The Intellectual Property Agreement governs the allocation of intellectual property rights and assets between Rayonier and Rayonier Advanced Materials.
The Tax Sharing Agreement governs the respective rights, responsibilities and obligations of Rayonier and Rayonier Advanced Materials with respect to taxes, tax attributes, tax returns, tax proceedings and certain other tax matters including assistance and cooperation on tax matters.

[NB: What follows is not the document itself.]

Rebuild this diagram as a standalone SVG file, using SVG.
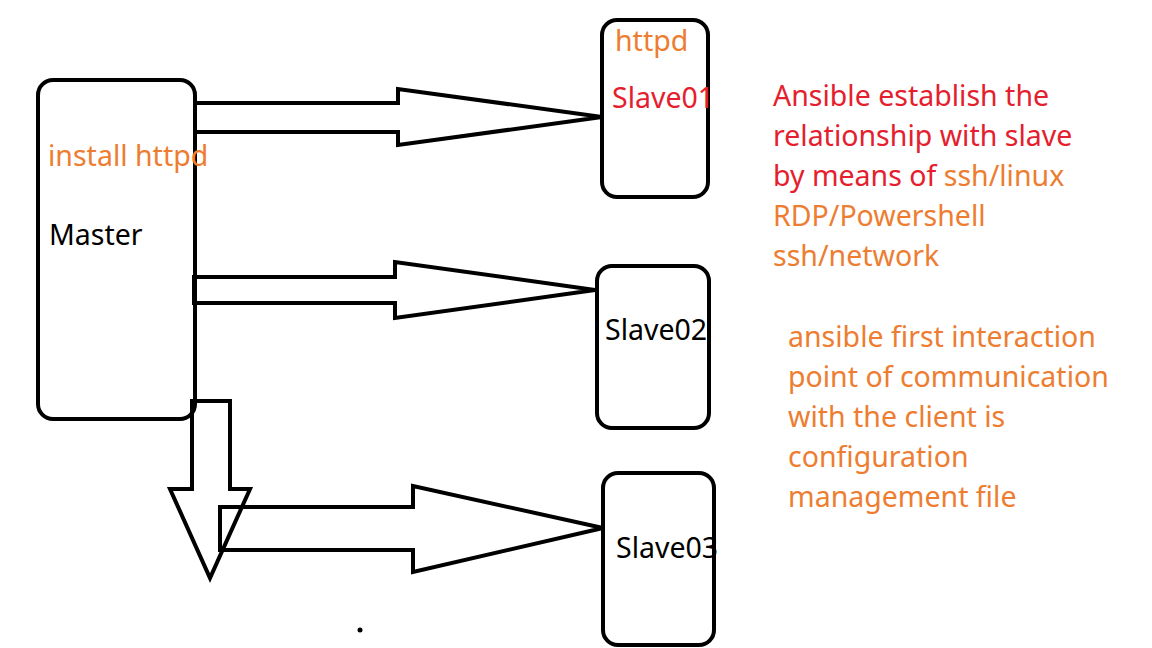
<svg xmlns="http://www.w3.org/2000/svg" width="1152" height="648" viewBox="0 0 1152 648">
<style>
.box{fill:none;stroke:#000;stroke-width:4}
.arr{fill:none;stroke:#000;stroke-width:4;stroke-linejoin:miter}
text{font-family:"Noto Sans","Open Sans",sans-serif;font-size:28.5px}
.or{fill:#ED7D31}
.rd{fill:#E5202E}
.bk{fill:#000}
</style>
<rect width="1152" height="648" fill="#fff"/>
<g id="connectors">
<polygon class="arr" points="195,103 398,103 398,89 602,117 398,145 398,132 195,132"/>
<polygon class="arr" points="194,277 395,277 395,262 595,290 395,318 395,303 194,303"/>
<polygon class="arr" points="192,401 230,401 230,489 250,489 210,578 170,489 192,489"/>
<polygon class="arr" points="220,507 413,507 413,486 603,528 413,572 413,550 220,550"/>
</g>
<g id="master">
<rect class="box" x="38" y="80" width="157" height="339" rx="15"/>
<text class="or" x="48" y="166">install httpd</text>
<text class="bk" x="49" y="245">Master</text>
</g>
<g id="slave01">
<rect class="box" x="602" y="20" width="106" height="177" rx="15"/>
<text class="or" x="615" y="51">httpd</text>
<text class="rd" x="612" y="108">Slave01</text>
</g>
<g id="slave02">
<rect class="box" x="597" y="266" width="112" height="162" rx="15"/>
<text class="bk" x="605" y="340">Slave02</text>
</g>
<g id="slave03">
<rect class="box" x="603" y="473" width="111" height="172" rx="15"/>
<text class="bk" x="616" y="558">Slave03</text>
</g>
<g id="note1">
<text class="rd" x="773" y="106">Ansible establish the</text>
<text class="rd" x="773" y="146">relationship with slave</text>
<text x="773" y="186"><tspan class="rd">by means of </tspan><tspan class="or">ssh/linux</tspan></text>
<text class="or" x="773" y="226">RDP/Powershell</text>
<text class="or" x="773" y="266">ssh/network</text>
</g>
<g id="note2">
<text class="or" x="788" y="347">ansible first interaction</text>
<text class="or" x="788" y="387">point of communication</text>
<text class="or" x="788" y="427">with the client is</text>
<text class="or" x="788" y="467">configuration</text>
<text class="or" x="788" y="507">management file</text>
</g>
<circle cx="360" cy="630" r="2.5" fill="#000"/>
</svg>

The Employee Matters Agreement governs the compensation and employee benefit obligations with respect to the current and former employees and non-employee directors of Rayonier and Rayonier Advanced Materials, and generally allocates liabilities and responsibilities relating to employee compensation, benefit plans and programs. The Employee Matters Agreement provides that employees of Rayonier Advanced Materials will no longer participate in benefit plans sponsored or maintained by Rayonier. In addition, the Employee Matters Agreement provides that each of the parties will be responsible for their respective current employees and compensation plans for such current employees. The Employee Matters Agreement further provides that Rayonier Advanced Materials will be responsible for liabilities associated with former employees whose last employment was with the businesses that are to be operated by Rayonier Advanced Materials after the spin-off, including the Performance Fibers business, as well as certain specified former corporate employees, and Rayonier will remain responsible for former employees whose last employment was with the businesses retained by Rayonier following the spin-off and certain specified corporate employees.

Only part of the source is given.